_What needs to be done:_ Return the material word for word. Do not include the pictures.

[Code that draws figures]
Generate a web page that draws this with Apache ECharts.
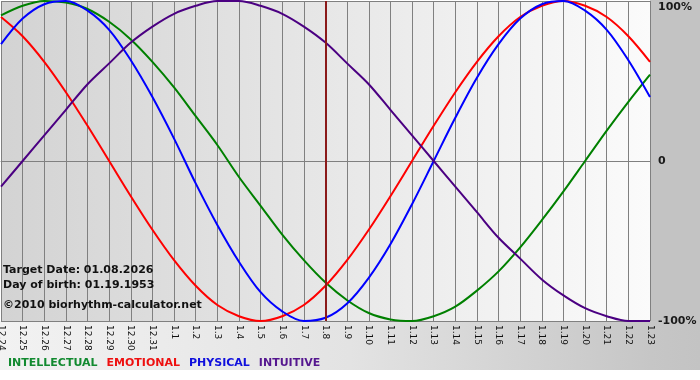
<!DOCTYPE html>
<html>
<head>
<meta charset="utf-8">
<script src="https://cdn.jsdelivr.net/npm/echarts@6/dist/echarts.min.js"></script>
<style>html,body{margin:0;padding:0;background:#fff}#c{width:700px;height:380px}</style>
</head>
<body>
<div id="c"></div>
<script>
var days = ['12.24','12.25','12.26','12.27','12.28','12.29','12.30','12.31','1.1','1.2','1.3','1.4','1.5','1.6','1.7','1.8','1.9','1.10','1.11','1.12','1.13','1.14','1.15','1.16','1.17','1.18','1.19','1.20','1.21','1.22','1.23'];
var intellectual = [91,97,100,99,95,87,76,62,46,28,10,-10,-28,-46,-62,-76,-87,-95,-99,-100,-97,-91,-81,-69,-54,-37,-19,0,19,37,54];
var emotional = [90,78,62,43,22,0,-22,-43,-62,-78,-90,-97,-100,-97,-90,-78,-62,-43,-22,0,22,43,62,78,90,97,100,97,90,78,62];
var physical = [73,89,98,100,94,82,63,40,14,-14,-40,-63,-82,-94,-100,-98,-89,-73,-52,-27,0,27,52,73,89,98,100,94,82,63,40];
var intuitive = [-16,0,16,32,48,61,74,84,92,97,100,100,97,92,84,74,61,48,32,16,0,-16,-32,-48,-61,-74,-84,-92,-97,-100,-100];
var yTicks = [-100, 0, 100];
var targetDay = '1.8';
var infoLines = ['Target Date: 01.08.2026', 'Day of birth: 01.19.1953', '\u00a92010 biorhythm-calculator.net'];

var FONT = '"DejaVu Sans", Verdana, sans-serif';
var chart = echarts.init(document.getElementById('c'), null, {renderer: 'canvas'});

function line(name, data, color) {
  return {
    name: name, type: 'line', data: data, smooth: 0.33, symbol: 'none',
    lineStyle: {color: color, width: 2}, itemStyle: {color: color}, z: 3
  };
}

var series = [
  line('INTELLECTUAL', intellectual, '#008000'),
  line('EMOTIONAL', emotional, '#ff0000'),
  line('PHYSICAL', physical, '#0000ff'),
  line('INTUITIVE', intuitive, '#4b0082')
];
series[0].markLine = {
  silent: true, symbol: ['none', 'none'], label: {show: false},
  lineStyle: {color: '#8b1a1a', width: 2, type: 'solid'},
  data: [{xAxis: targetDay}]
};

var option = {
  animation: false,
  backgroundColor: '#ffffff',
  grid: {
    left: 1, right: 50, top: 1, bottom: 59, show: true, borderWidth: 0,
    containLabel: false, outerBoundsMode: 'none',
    backgroundColor: new echarts.graphic.LinearGradient(0, 0, 1, 0, [
      {offset: 0, color: '#d3d3d3'}, {offset: 0.5, color: '#e7e7e7'}, {offset: 1, color: '#fbfbfb'}
    ])
  },
  legend: {
    left: 3, top: 358, padding: 0, itemWidth: 0, itemHeight: 0, itemGap: 4, icon: 'rect',
    selectedMode: false,
    textStyle: {fontFamily: FONT, fontWeight: 'bold', fontSize: 11},
    data: [
      {name: 'INTELLECTUAL', textStyle: {color: '#128a30'}},
      {name: 'EMOTIONAL', textStyle: {color: '#ee1010'}},
      {name: 'PHYSICAL', textStyle: {color: '#1010dd'}},
      {name: 'INTUITIVE', textStyle: {color: '#55178f'}}
    ]
  },
  xAxis: {
    type: 'category', data: days, boundaryGap: false,
    axisLine: {show: true, lineStyle: {color: '#808080', width: 1}},
    axisTick: {show: true, length: 3, interval: 0, lineStyle: {color: '#808080'}},
    axisLabel: {interval: 0, rotate: -90, margin: 4, fontFamily: FONT, fontSize: 9, color: '#111'},
    splitLine: {show: true, interval: 0, lineStyle: {color: '#808080', width: 1}}
  },
  yAxis: {
    type: 'value', position: 'right', min: yTicks[0], max: yTicks[2], interval: 100,
    axisLine: {show: false}, axisTick: {show: false},
    splitLine: {show: true, lineStyle: {color: '#808080', width: 1}},
    axisLabel: {
      margin: 8, fontFamily: FONT, fontWeight: 'bold', fontSize: 11, color: '#1a1a1a', lineHeight: 12,
      formatter: function (v) {
        if (v === 100) return '\n100%';
        if (v === 0) return '0';
        return v + '%';
      }
    }
  },
  graphic: [
    {type: 'rect', z: -10, silent: true, shape: {x: 650, y: 0, width: 50, height: 321}, style: {fill: '#c3c3c3'}},
    {type: 'rect', z: -10, silent: true, shape: {x: 0, y: 321, width: 700, height: 49},
      style: {fill: new echarts.graphic.LinearGradient(0, 0, 1, 0, [
        {offset: 0, color: '#f2f2f2'}, {offset: 0.5, color: '#e3e3e3'}, {offset: 0.93, color: '#c6c6c6'}, {offset: 1, color: '#c3c3c3'}
      ])}},
    {type: 'text', z: 100, silent: true, left: 3, top: 265, style: {text: infoLines[0], font: 'bold 11px ' + FONT, fill: '#111'}},
    {type: 'text', z: 100, silent: true, left: 3, top: 280, style: {text: infoLines[1], font: 'bold 11px ' + FONT, fill: '#111'}},
    {type: 'text', z: 100, silent: true, left: 3, top: 300, style: {text: infoLines[2], font: 'bold 11px ' + FONT, fill: '#111'}}
  ],
  series: series
};
chart.setOption(option);
</script>
</body>
</html>
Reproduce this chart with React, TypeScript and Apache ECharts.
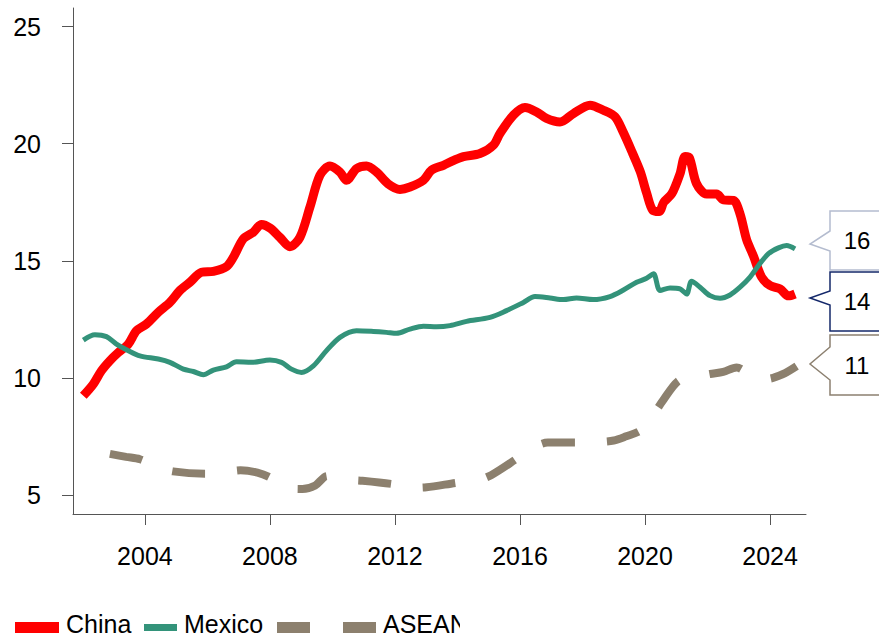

_Correct output:_
Generate a web page that draws this with Apache ECharts.
<!DOCTYPE html>
<html>
<head>
<meta charset="utf-8">
<script src="https://cdn.jsdelivr.net/npm/echarts@6/dist/echarts.min.js"></script>
<style>html,body{margin:0;padding:0;background:#fff}#c{width:700px;height:380px}</style>
</head>
<body>
<div id="c"></div>
<script>
var days = ['12.24','12.25','12.26','12.27','12.28','12.29','12.30','12.31','1.1','1.2','1.3','1.4','1.5','1.6','1.7','1.8','1.9','1.10','1.11','1.12','1.13','1.14','1.15','1.16','1.17','1.18','1.19','1.20','1.21','1.22','1.23'];
var intellectual = [91,97,100,99,95,87,76,62,46,28,10,-10,-28,-46,-62,-76,-87,-95,-99,-100,-97,-91,-81,-69,-54,-37,-19,0,19,37,54];
var emotional = [90,78,62,43,22,0,-22,-43,-62,-78,-90,-97,-100,-97,-90,-78,-62,-43,-22,0,22,43,62,78,90,97,100,97,90,78,62];
var physical = [73,89,98,100,94,82,63,40,14,-14,-40,-63,-82,-94,-100,-98,-89,-73,-52,-27,0,27,52,73,89,98,100,94,82,63,40];
var intuitive = [-16,0,16,32,48,61,74,84,92,97,100,100,97,92,84,74,61,48,32,16,0,-16,-32,-48,-61,-74,-84,-92,-97,-100,-100];
var yTicks = [-100, 0, 100];
var targetDay = '1.8';
var infoLines = ['Target Date: 01.08.2026', 'Day of birth: 01.19.1953', '\u00a92010 biorhythm-calculator.net'];

var FONT = '"DejaVu Sans", Verdana, sans-serif';
var chart = echarts.init(document.getElementById('c'), null, {renderer: 'canvas'});

function line(name, data, color) {
  return {
    name: name, type: 'line', data: data, smooth: 0.33, symbol: 'none',
    lineStyle: {color: color, width: 2}, itemStyle: {color: color}, z: 3
  };
}

var series = [
  line('INTELLECTUAL', intellectual, '#008000'),
  line('EMOTIONAL', emotional, '#ff0000'),
  line('PHYSICAL', physical, '#0000ff'),
  line('INTUITIVE', intuitive, '#4b0082')
];
series[0].markLine = {
  silent: true, symbol: ['none', 'none'], label: {show: false},
  lineStyle: {color: '#8b1a1a', width: 2, type: 'solid'},
  data: [{xAxis: targetDay}]
};

var option = {
  animation: false,
  backgroundColor: '#ffffff',
  grid: {
    left: 1, right: 50, top: 1, bottom: 59, show: true, borderWidth: 0,
    containLabel: false, outerBoundsMode: 'none',
    backgroundColor: new echarts.graphic.LinearGradient(0, 0, 1, 0, [
      {offset: 0, color: '#d3d3d3'}, {offset: 0.5, color: '#e7e7e7'}, {offset: 1, color: '#fbfbfb'}
    ])
  },
  legend: {
    left: 3, top: 358, padding: 0, itemWidth: 0, itemHeight: 0, itemGap: 4, icon: 'rect',
    selectedMode: false,
    textStyle: {fontFamily: FONT, fontWeight: 'bold', fontSize: 11},
    data: [
      {name: 'INTELLECTUAL', textStyle: {color: '#128a30'}},
      {name: 'EMOTIONAL', textStyle: {color: '#ee1010'}},
      {name: 'PHYSICAL', textStyle: {color: '#1010dd'}},
      {name: 'INTUITIVE', textStyle: {color: '#55178f'}}
    ]
  },
  xAxis: {
    type: 'category', data: days, boundaryGap: false,
    axisLine: {show: true, lineStyle: {color: '#808080', width: 1}},
    axisTick: {show: true, length: 3, interval: 0, lineStyle: {color: '#808080'}},
    axisLabel: {interval: 0, rotate: -90, margin: 4, fontFamily: FONT, fontSize: 9, color: '#111'},
    splitLine: {show: true, interval: 0, lineStyle: {color: '#808080', width: 1}}
  },
  yAxis: {
    type: 'value', position: 'right', min: yTicks[0], max: yTicks[2], interval: 100,
    axisLine: {show: false}, axisTick: {show: false},
    splitLine: {show: true, lineStyle: {color: '#808080', width: 1}},
    axisLabel: {
      margin: 8, fontFamily: FONT, fontWeight: 'bold', fontSize: 11, color: '#1a1a1a', lineHeight: 12,
      formatter: function (v) {
        if (v === 100) return '\n100%';
        if (v === 0) return '0';
        return v + '%';
      }
    }
  },
  graphic: [
    {type: 'rect', z: -10, silent: true, shape: {x: 650, y: 0, width: 50, height: 321}, style: {fill: '#c3c3c3'}},
    {type: 'rect', z: -10, silent: true, shape: {x: 0, y: 321, width: 700, height: 49},
      style: {fill: new echarts.graphic.LinearGradient(0, 0, 1, 0, [
        {offset: 0, color: '#f2f2f2'}, {offset: 0.5, color: '#e3e3e3'}, {offset: 0.93, color: '#c6c6c6'}, {offset: 1, color: '#c3c3c3'}
      ])}},
    {type: 'text', z: 100, silent: true, left: 3, top: 265, style: {text: infoLines[0], font: 'bold 11px ' + FONT, fill: '#111'}},
    {type: 'text', z: 100, silent: true, left: 3, top: 280, style: {text: infoLines[1], font: 'bold 11px ' + FONT, fill: '#111'}},
    {type: 'text', z: 100, silent: true, left: 3, top: 300, style: {text: infoLines[2], font: 'bold 11px ' + FONT, fill: '#111'}}
  ],
  series: series
};
chart.setOption(option);
</script>
</body>
</html>
Reproduce this chart with React, TypeScript and Apache ECharts.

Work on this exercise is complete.